(Code that draws figures)

BEGIN

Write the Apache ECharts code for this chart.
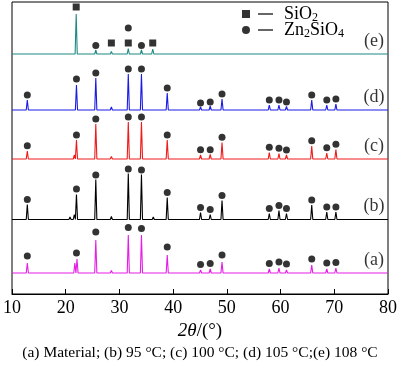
<!DOCTYPE html>
<html><head><meta charset="utf-8">
<script src="https://cdn.jsdelivr.net/npm/echarts@6/dist/echarts.min.js"></script>
<style>html,body{margin:0;padding:0;background:#fff}#c{width:400px;height:366px}</style>
</head><body><div id="c"></div>
<script>
// ---- data (2θ in degrees, intensity in a.u.) ----
const seriesNames = ['(a)', '(b)', '(c)', '(d)', '(e)'];
const captionText = '(a) Material; (b) 95 °C; (c) 100 °C; (d) 105 °C;(e) 108 °C';
const xTickMin = 10, xTickMax = 80, xTickStep = 10;
// vertical stacking offsets of each pattern
const offsets = [21, 74.5, 135, 184, 240];
// peaks: [2θ, intensity above baseline]
const peaksA = [[12.85,10],[20.8,2],[21.7,10],[22.1,14],[25.6,33],[27.4,2],[28.5,2.5],[31.65,38],[34.1,38],[36.3,2],[38.9,18],[42.2,1.5],[45.1,3],[46.9,4],[49.1,11],[54.3,1.5],[56.0,1.5],[57.9,4],[59.7,5],[61.1,3],[65.8,8],[67.2,1],[68.6,4],[70.3,5],[72.3,1.5],[75.0,1],[78.5,1.5]];
const peaksB = [[12.85,15],[20.8,2.5],[21.6,5],[22.0,25],[25.6,40],[27.4,2],[28.5,3],[31.65,46],[34.1,45],[36.3,2.5],[38.9,22],[42.2,1.5],[45.1,7],[46.9,5],[49.1,19],[54.3,1.5],[56.0,1.5],[57.9,6],[59.7,9],[61.1,6],[65.8,14.5],[67.2,1],[68.6,7.5],[70.3,7.5],[72.3,1.5],[75.0,1],[78.5,1.5]];
const peaksC = [[12.85,8],[20.8,2],[21.6,4],[22.0,19],[25.6,35],[27.4,2],[28.5,2.5],[31.65,37],[34.1,37],[36.3,2],[38.9,19],[42.2,1.5],[45.1,4],[46.9,4.5],[49.1,16.5],[54.3,1.5],[56.0,1.5],[57.9,6.5],[59.7,5.5],[61.1,4],[65.8,13],[67.2,1],[68.6,6],[70.3,9.5],[72.3,1.5],[75.0,1],[78.5,1.5]];
const peaksD = [[12.85,10],[20.8,2],[22.0,25],[25.6,32],[27.4,2],[28.5,3],[31.65,36],[34.1,36],[36.3,2],[38.9,17],[42.2,1.5],[45.1,3],[46.9,4],[49.1,11],[54.3,1.5],[56.0,1.5],[57.9,5],[59.7,5],[61.1,3.5],[65.8,10],[67.2,1],[68.6,5],[70.3,6],[72.3,1.5],[75.0,1],[78.5,1]];
const peaksE = [[12.8,1],[20.6,1.5],[21.95,40],[25.6,4],[28.5,2.5],[31.65,5.5],[34.1,4],[36.2,5],[38.9,1.5],[42.5,1],[45.8,1],[48.9,1.5],[50.1,1],[54.3,1.5],[57.0,1],[60.0,1],[61.6,1.5],[64.5,1],[68.0,1],[72.0,1],[75.0,1]];
// phase markers: [2θ, height above baseline]
const znMarksA = [[12.85,17],[22.0,20],[25.6,41],[31.65,45.5],[34.1,44.5],[38.9,26],[45.1,8.5],[46.9,9.5],[49.1,18],[57.9,9.5],[59.7,11],[61.1,9],[65.8,14],[68.6,10],[70.3,10.5]];
const znMarksB = [[12.85,20],[22.0,30.5],[25.6,44.5],[31.65,50.5],[34.1,49.5],[38.9,27],[45.1,12],[46.9,10],[49.1,24],[57.9,11],[59.7,14],[61.1,11],[65.8,19.5],[68.6,12.5],[70.3,12.5]];
const znMarksC = [[12.85,13.3],[22.0,24],[25.6,40],[31.65,42],[34.1,42],[38.9,24],[45.1,9.3],[46.9,9.3],[49.1,21.7],[57.9,11.7],[59.7,10.7],[61.1,9],[65.8,18.3],[68.6,11.3],[70.3,14.7]];
const znMarksD = [[12.85,15],[22.0,31],[25.6,37],[31.65,41],[34.1,41],[38.9,22],[45.1,7],[46.9,8],[49.1,16],[57.9,10],[59.7,10],[61.1,8],[65.8,15],[68.6,10],[70.3,11]];
const znMarksE = [[25.6,8.5],[31.65,26],[34.1,8.5]];
const sioMarksE = [[21.95,47],[28.5,11],[31.65,11],[36.2,11]];
const labelPos2Theta = 77.4;

// ---- styles ----
const serif = "'Liberation Serif','Times New Roman',serif";
const colors = ['#e51ee5', '#000000', '#ee1b1b', '#1b1be6', '#1f8a82'];
const allPeaks = [peaksA, peaksB, peaksC, peaksD, peaksE];
const allZn = [znMarksA, znMarksB, znMarksC, znMarksD, znMarksE];
const halfWidth = 0.2;

function profile(peaks, off) {
  const pts = [[xTickMin, off]];
  peaks.forEach(([x, h]) => { pts.push([x - halfWidth, off], [x, off + h], [x + halfWidth, off]); });
  pts.push([xTickMax, off]);
  return pts;
}

const series = [];
allPeaks.forEach((pk, i) => {
  series.push({
    type: 'line', name: seriesNames[i], data: profile(pk, offsets[i]),
    showSymbol: false, symbol: 'none', lineStyle: { width: 1.1, color: colors[i] },
    itemStyle: { color: colors[i] }, z: 2, animation: false
  });
});
const znData = [];
allZn.forEach((m, i) => m.forEach(([x, h]) => znData.push([x, offsets[i] + h])));
series.push({ type: 'scatter', name: 'Zn2SiO4', data: znData, symbol: 'circle', symbolSize: 7,
  itemStyle: { color: '#000' }, z: 3, animation: false });
series.push({ type: 'scatter', name: 'SiO2', data: sioMarksE.map(([x, h]) => [x, offsets[4] + h]),
  symbol: 'rect', symbolSize: 7, itemStyle: { color: '#000' }, z: 3, animation: false });
series.push({ type: 'scatter', name: 'labels', symbolSize: 0, animation: false, silent: true,
  data: seriesNames.map((n, i) => [labelPos2Theta, offsets[i] + 13, n]),
  label: { show: true, position: 'inside', formatter: p => p.data[2], fontFamily: serif, fontSize: 18, color: '#000' } });

const chart = echarts.init(document.getElementById('c'), null, { renderer: 'canvas' });
chart.setOption({
  backgroundColor: '#fff',
  animation: false,
  grid: { left: 5, right: 10, top: 2, bottom: 72, show: true, borderColor: '#000', borderWidth: 1 },
  xAxis: {
    type: 'value', min: xTickMin, max: xTickMax, interval: xTickStep,
    axisLine: { show: true, lineStyle: { color: '#000', width: 1 } },
    axisTick: { show: true, inside: true, length: 5, lineStyle: { color: '#000' } },
    axisLabel: { fontFamily: serif, fontSize: 18, color: '#000', margin: 5 },
    splitLine: { show: false },
    name: '{i|2θ}/(°)', nameLocation: 'middle', nameGap: 24,
    nameTextStyle: { fontFamily: serif, fontSize: 19, color: '#000', rich: { i: { fontFamily: serif, fontSize: 19, fontStyle: 'italic', color: '#000' } } }
  },
  yAxis: { type: 'value', min: 0, max: 292, show: false },
  legend: {
    orient: 'vertical', left: 237, top: 0, itemWidth: 31, itemHeight: 8, itemGap: -3,
    data: [
      { name: 'SiO2', icon: 'path://M0,0h8v8h-8z M16,3.2h15v1.6h-15z' },
      { name: 'Zn2SiO4', icon: 'path://M8,4a4,4 0 1,1 -8,0a4,4 0 1,1 8,0z M16,3.2h15v1.6h-15z' }
    ],
    formatter: n => n === 'SiO2' ? 'SiO{s|2}' : 'Zn{s|2}SiO{s|4}',
    textStyle: { fontFamily: serif, fontSize: 18, color: '#000', padding: [0, 0, 0, 6],
      rich: { s: { fontFamily: serif, fontSize: 12, color: '#000', padding: [8, 0, 0, 0] } } }
  },
  graphic: [{ type: 'text', left: 'center', top: 345,
    style: { text: captionText, font: '15.5px ' + serif, fill: '#000' } }],
  series: series
});
</script></body></html>
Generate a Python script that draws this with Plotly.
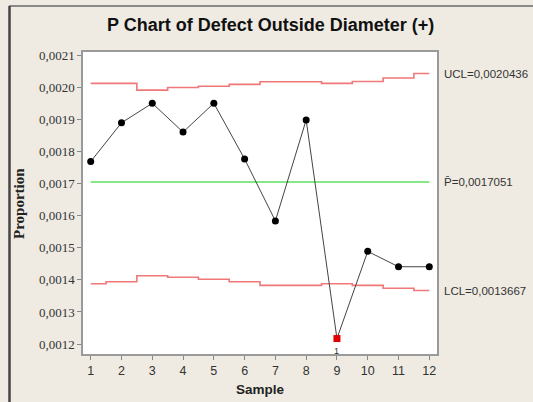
import plotly.graph_objects as go

samples = list(range(1, 13))
proportion = [0.001769, 0.001890, 0.001951, 0.001861, 0.001951, 0.001777,
              0.001584, 0.001899, 0.001217, 0.001489, 0.001441, 0.001441]
ucl = [0.002013, 0.002013, 0.001992, 0.002000, 0.002004, 0.002010,
       0.002018, 0.002018, 0.002013, 0.002019, 0.002030, 0.0020436]
lcl = [0.001388, 0.001394, 0.001413, 0.001408, 0.001402, 0.001394,
       0.001383, 0.001383, 0.001388, 0.001383, 0.001374, 0.0013667]
center = 0.0017051
failed = [9]
ucl_label = "UCL=0,0020436"
p_label = "P\u0304=0,0017051"
lcl_label = "LCL=0,0013667"
y_ticks = [0.0012, 0.0013, 0.0014, 0.0015, 0.0016, 0.0017, 0.0018, 0.0019, 0.0020, 0.0021]

# step x positions: segments centred on each sample, clipped at first/last
step_x = [samples[0]] + [s - 0.5 for s in samples[1:]] + [samples[-1]]
ucl_y = ucl + [ucl[-1]]
lcl_y = lcl + [lcl[-1]]

W, H = 533, 402
ml, mr, mt, mb = 83, 96, 52, 48
pw, ph = W - ml - mr, H - mt - mb

def px(x):
    return (x - ml) / pw

def py(y):
    return (H - mb - y) / ph

fig = go.Figure()
fig.add_trace(go.Scatter(x=step_x, y=ucl_y, mode="lines", line=dict(color="#f07878", width=1.6, shape="hv"), hoverinfo="skip"))
fig.add_trace(go.Scatter(x=step_x, y=lcl_y, mode="lines", line=dict(color="#f07878", width=1.6, shape="hv"), hoverinfo="skip"))
fig.add_trace(go.Scatter(x=[samples[0], samples[-1]], y=[center, center], mode="lines",
                         line=dict(color="#86e886", width=2), hoverinfo="skip"))
colors = ["#e00000" if s in failed else "black" for s in samples]
symbols = ["square" if s in failed else "circle" for s in samples]
fig.add_trace(go.Scatter(x=samples, y=proportion, mode="lines+markers",
                         line=dict(color="#444444", width=1),
                         marker=dict(color=colors, symbol=symbols, size=7)))

for s in failed:
    fig.add_annotation(x=s, y=proportion[s - 1], text="1", showarrow=False, yshift=-12,
                       font=dict(family="Liberation Sans", size=9, color="#333333"))

for val, lab in [(ucl[-1], ucl_label), (center, p_label), (lcl[-1], lcl_label)]:
    fig.add_annotation(x=1, xref="paper", xshift=5, y=val, yref="y", text=lab, showarrow=False,
                       xanchor="left", yanchor="middle",
                       font=dict(family="Liberation Sans", size=11.5, color="#333333"))

fig.add_annotation(x=px(270), y=py(25), xref="paper", yref="paper", text="<b>P Chart of Defect Outside Diameter (+)</b>",
                   showarrow=False, xanchor="center", yanchor="middle",
                   font=dict(family="Liberation Sans", size=18, color="#111111"))
fig.add_annotation(x=px(260), y=py(389), xref="paper", yref="paper", text="<b>Sample</b>",
                   showarrow=False, xanchor="center", yanchor="middle",
                   font=dict(family="Liberation Sans", size=13.5, color="#222222"))
fig.add_annotation(x=px(19), y=py(204), xref="paper", yref="paper", text="<b>Proportion</b>",
                   showarrow=False, xanchor="center", yanchor="middle", textangle=-90,
                   font=dict(family="Liberation Serif", size=15, color="#222222"))

# outer frame
fig.add_shape(type="line", xref="paper", yref="paper", x0=px(9), x1=px(533), y0=py(6), y1=py(6),
              line=dict(color="#8a8a8a", width=2))
fig.add_shape(type="line", xref="paper", yref="paper", x0=px(9.5), x1=px(9.5), y0=py(6), y1=py(402),
              line=dict(color="#444444", width=2.5))

fig.update_layout(
    width=W, height=H, margin=dict(l=ml, r=mr, t=mt, b=mb),
    paper_bgcolor="#efebe2", plot_bgcolor="white", showlegend=False,
    separators=",.",
)
fig.update_xaxes(range=[0.75, 12.25], tickvals=samples, ticks="outside", ticklen=4, tickcolor="#888888",
                 showgrid=False, zeroline=False, showline=True, linecolor="#9a9a9a", linewidth=1.5, mirror=True,
                 tickfont=dict(family="Liberation Sans", size=12.5, color="#333333"))
fig.update_yaxes(range=[0.0011688, 0.0021109], tickvals=y_ticks, tickformat=".4f", ticks="outside", ticklen=4,
                 tickcolor="#888888", showgrid=False, zeroline=False, showline=True, linecolor="#9a9a9a",
                 linewidth=1.5, mirror=True,
                 tickfont=dict(family="Liberation Serif", size=13, color="#333333"))

fig.write_html("out.html", config={"displayModeBar": False},
               post_script="document.body.style.margin='0';document.body.style.padding='0';document.body.style.overflow='hidden';")
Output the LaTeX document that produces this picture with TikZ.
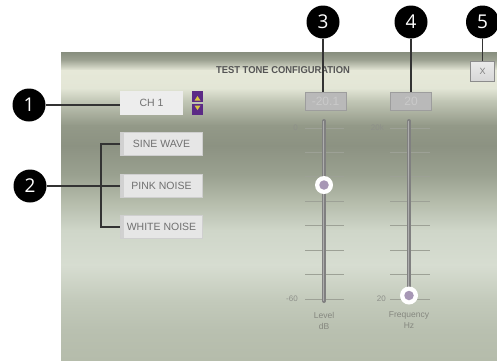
\documentclass[tikz,border=0pt]{standalone}
\usepackage{fontspec}
\setmainfont{Liberation Sans}
\newfontfamily\numfont{Open Sans}
\definecolor{txtgray}{HTML}{707070}
\definecolor{titlegray}{HTML}{555555}
\definecolor{btnfill}{HTML}{E6E6E6}
\definecolor{btnline}{HTML}{CFCFCF}
\definecolor{valbox}{HTML}{B9B9B9}
\definecolor{valtxt}{HTML}{CACACA}
\definecolor{tickc}{HTML}{9DA196}
\definecolor{scaletxt}{HTML}{8E908A}
\definecolor{lbltxt}{HTML}{85877F}
\definecolor{knobc}{HTML}{A797B5}
\definecolor{arrowpurple}{HTML}{5B2A86}
\definecolor{arrowyellow}{HTML}{D9C640}
\definecolor{conn}{HTML}{333333}
\definecolor{p0}{HTML}{878E7E}
\definecolor{p1}{HTML}{9EA393}
\definecolor{p2}{HTML}{E6E8D8}
\definecolor{p3}{HTML}{E3E6D6}
\definecolor{p4}{HTML}{C3C8B7}
\definecolor{p5}{HTML}{939988}
\definecolor{p6}{HTML}{8C9282}
\definecolor{p7}{HTML}{9AA190}
\definecolor{p8}{HTML}{B3BAA9}
\definecolor{p9}{HTML}{CFD6C9}
\definecolor{p10}{HTML}{D7DDD1}
\definecolor{p11}{HTML}{C3CABB}
\definecolor{p12}{HTML}{B9C0B0}
\definecolor{p13}{HTML}{B5BCAB}
\begin{document}
\begin{tikzpicture}[x=1pt,y=-1pt,
  marker/.style={circle,fill=black,minimum size=33pt,inner sep=0pt,text=white,font=\numfont\fontsize{19}{20}\selectfont},
  btn/.style={draw=btnline,line width=1pt,fill=btnfill,minimum width=82pt,minimum height=23pt,inner sep=0pt,text=txtgray,font=\fontsize{10.5}{12}\selectfont},
  valbx/.style={draw=valbox!85!black,line width=0.6pt,fill=valbox,minimum width=41pt,minimum height=18pt,inner sep=0pt,text=valtxt,font=\fontsize{12}{13}\selectfont},
  connector/.style={conn,line width=1.5pt},
  tickline/.style={tickc,line width=0.8pt},
  scalelbl/.style={text=scaletxt,font=\fontsize{8}{9}\selectfont,inner sep=0pt},
  lbl/.style={text=lbltxt,font=\fontsize{8.5}{10}\selectfont,inner sep=0pt},
  track/.style={line width=4pt,color=black!50,line cap=round},
  trackhl/.style={line width=1.2pt,color=black!32},
  knobout/.style={circle,fill=white,minimum size=18pt,inner sep=0pt},
  knobin/.style={circle,fill=knobc,minimum size=9.5pt,inner sep=0pt}
]
\useasboundingbox (0,0) rectangle (497,360);
% panel background
\shade[top color=p0,bottom color=p1] (61,52) rectangle (497,60.5);
\shade[top color=p1,bottom color=p2] (61,60) rectangle (497,70.5);
\shade[top color=p2,bottom color=p3] (61,70) rectangle (497,88.5);
\shade[top color=p3,bottom color=p4] (61,88) rectangle (497,100.5);
\shade[top color=p4,bottom color=p5] (61,100) rectangle (497,125.5);
\shade[top color=p5,bottom color=p6] (61,125) rectangle (497,145.5);
\shade[top color=p6,bottom color=p7] (61,145) rectangle (497,175.5);
\shade[top color=p7,bottom color=p8] (61,175) rectangle (497,200.5);
\shade[top color=p8,bottom color=p9] (61,200) rectangle (497,230.5);
\shade[top color=p9,bottom color=p10] (61,230) rectangle (497,265.5);
\shade[top color=p10,bottom color=p11] (61,265) rectangle (497,300.5);
\shade[top color=p11,bottom color=p12] (61,300) rectangle (497,330.5);
\shade[top color=p12,bottom color=p13] (61,330) rectangle (497,360);

% title
\node[text=titlegray,font=\bfseries\fontsize{10}{11}\selectfont,inner sep=0pt] (title) at (283,70) {\scalebox{0.94}[1]{TEST TONE CONFIGURATION}};

% left controls
\node[fill=black!7,minimum width=63pt,minimum height=24pt,inner sep=0pt,text=txtgray,font=\fontsize{10.5}{12}\selectfont] (ch1) at (151.5,103) {CH 1};
\node[fill=arrowpurple,minimum width=11pt,minimum height=11pt,inner sep=0pt] (up) at (197.5,96.5) {};
\node[fill=arrowpurple,minimum width=11pt,minimum height=11pt,inner sep=0pt] (down) at (197.5,109.5) {};
\fill[arrowyellow] ([yshift=-2.5pt]up.center) ++(-3,1.5) -- ++(6,0) -- ++(-3,-4.5) -- cycle;
\fill[arrowyellow] ([yshift=2.5pt]down.center) ++(-3,-1.5) -- ++(6,0) -- ++(-3,4.5) -- cycle;

\node[btn] (sine) at (161.5,144) {SINE WAVE};
\node[btn] (pink) at (161.5,185.5) {PINK NOISE};
\node[btn] (white) at (161.5,227) {WHITE NOISE};
\foreach \b in {sine,pink,white}{
  \fill[black!18] ([xshift=1pt,yshift=-1pt]\b.north west) rectangle ([xshift=4pt,yshift=1pt]\b.south west);
}

% value boxes and close button
\node[valbx] (lvlbox) at (325.5,101) {-20.1};
\node[valbx] (frqbox) at (411,101) {20};
\node[draw=black!45,line width=1pt,top color=black!8,bottom color=black!16,minimum width=24pt,minimum height=20pt,inner sep=0pt,text=black!50,font=\fontsize{9}{10}\selectfont] (xbtn) at (482.5,71.5) {X};

% slider ticks
\foreach \i in {0,...,7}{
  \pgfmathsetmacro{\yy}{128+\i*24.43}
  \draw[tickline] (305,\yy) -- (344,\yy);
  \draw[tickline] (390,\yy) -- (430,\yy);
}
\node[scalelbl,anchor=east] (l0) at (298,128) {0};
\node[scalelbl,anchor=east] (l60) at (298,299) {-60};
\node[scalelbl,anchor=east] (f20k) at (384,128) {20k};
\node[scalelbl,anchor=east] (f20) at (386,299) {20};

% tracks
\coordinate (ltop) at (324,121);
\coordinate (lbot) at (324,301);
\coordinate (ftop) at (409,121);
\coordinate (fbot) at (409,292);
\draw[track] (ltop) -- (lbot);
\draw[trackhl] ([xshift=-0.6pt]ltop) -- ([xshift=-0.6pt]lbot);
\draw[track] (ftop) -- (fbot);
\draw[trackhl] ([xshift=-0.6pt]ftop) -- ([xshift=-0.6pt]fbot);
\node[knobout] (lknob) at (324,185) {};
\node[knobin] at (lknob) {};
\node[knobout] (fknob) at (409,295.5) {};
\node[knobin] at (fknob) {};

\node[lbl] (lvl) at (324,315) {Level};
\node[lbl] (db) at (324,326) {dB};
\node[lbl] (frq) at (409,315) {Frequency};
\node[lbl] (hz) at (409,326) {Hz};

% markers
\node[marker] (c1) at (29,105) {1};
\node[marker] (c2) at (30,186) {2};
\node[marker] (c3) at (323,22) {3};
\node[marker] (c4) at (411,22) {4};
\node[marker] (c5) at (482.5,22) {5};

% connectors
\coordinate (bt) at (101,144);
\coordinate (bb) at (101,227);
\draw[connector] (c1.east) -- (c1.east -| ch1.west);
\draw[connector] (c2.east) -- (c2.east -| pink.west);
\draw[connector] (sine.west) -- (bt) -- (bb) -- (white.west);
\draw[connector] (c3.south) -- (c3.south |- lvlbox.north);
\draw[connector] (c4.south) -- (c4.south |- frqbox.north);
\draw[connector] (c5.south) -- (xbtn.north);
\end{tikzpicture}
\end{document}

END

- **To be done**
Copy word for word only the lines above from the one with "Generate a Python" through the one with "import plotly.graph_objects as go". Leave pictures out.

- **Solution for this exercise**
Generate a Python script that draws this with Plotly.
import plotly.graph_objects as go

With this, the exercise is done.